モロク

Moloch

モレクMolech、メレクMerekとも。

その名はヘブライ語の王を意味する。

出土されたモロクのブロンズ像は、玉座に座る人の体に子牛の頭を持つ異形の姿であった。
ヨルダン川東岸に住んでいたアモン人の崇めた神であり、その後イスラエルでも崇められるようになる。

生贄を要求する神であったが、ソロモン王の時代では人間を捧げることを禁じていたようだ。

だが次第にそれも廃れ、人間が生贄に捧げられるようになる。
この風習は国家規模であり、モロクは生贄を捧げる代わりに様々な恵みを与えると信じられ、特に王の初子が生贄として好まれたという。
一説ではモロクとは神の名ではなく、この儀式の名だとも言われる。また生贄ではなく夭折した子供を葬る儀式、つまり火葬であった可能性もあるという。

シンバルやトランペット、太鼓などが鳴らされ、その中で親たちが生贄となるべき子供を業火の中に放り込み、子供たちの泣き叫ぶ声は周囲の喧騒にかき消されたという。

エルサレムの近くのトペテという場所のヒノムの谷の神殿で行われた。ここは儀式を行うために作られた場所だった。
またこの一帯はゲヘナと呼ばており・・・この儀式から地獄、特に炎の地獄と同義にされるゲヘナのルーツである。
現在も地獄の業火はゲヘナの火と呼ばれる。

この儀式はユダヤ教が広まるとしだいに(それでも最初は行われていたようだ)廃れていき、モロクも悪魔とされた。

ユダヤのラビ(律法学者)によれば、モロクの像の中には、七つの戸棚があるとされた。
一つ目には小麦粉が捧げられ、二つ目にはキジバト、三つ目には牝羊、四つ目には牝山羊、五つ目には子牛、六つ目には牡牛、そして七つ目には子供が置かれて、火が焚かれ、燃やされたという。

キリスト教ではゲヘナ(地獄)の底には真鍮で出来たモロクの象があり両手を広げ、地獄に落ちてくる罪人を待ち構えているという。
このモロク象の内部は空洞になっており、まるで炉のような構造になっています。
胸などには独房のような部屋が幾つも有り、罪人たちは底へ放り込まれ地獄の業火に攻められ、モロクはこれを見て微笑むのだとされています。

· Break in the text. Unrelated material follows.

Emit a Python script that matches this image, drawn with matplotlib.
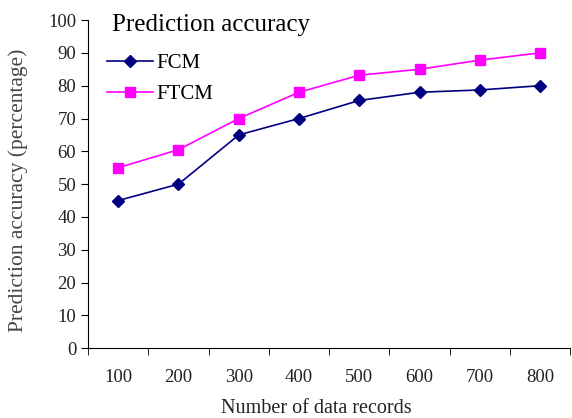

また最初からか、この頃からなのかは不明ですがモロクは生贄をとるために長い腕を持つとされます。

ユダヤ・キリスト教はモロクを散々に非難している。
列王記ではアモン人の憎むべき神、レビ記では自分の子を誰一人として火をくぐらせモロクに捧げ神の名を汚してはならないとしている。

ミルトンは母親の涙と子供の血に塗れていると称している。

現在は悪魔の中でもっとも残忍な存在とされている。
そしてルシファーの副官で、有力な悪魔の一人なのだと。

またモロクはカルタゴの神バール・ハモンのことではないかとする研究もある。
またソロモンの悪魔の一柱、マラクスのモデルだとも言われる。

・・・創作作品ではなにか出演してたかな?
自分のシナリオでは、炎の悪魔として登場・・・こちら側の炎使いと一騎打ちをしますが・・・いえ好きなんですよ、こういう目には目を的な同能力対決って。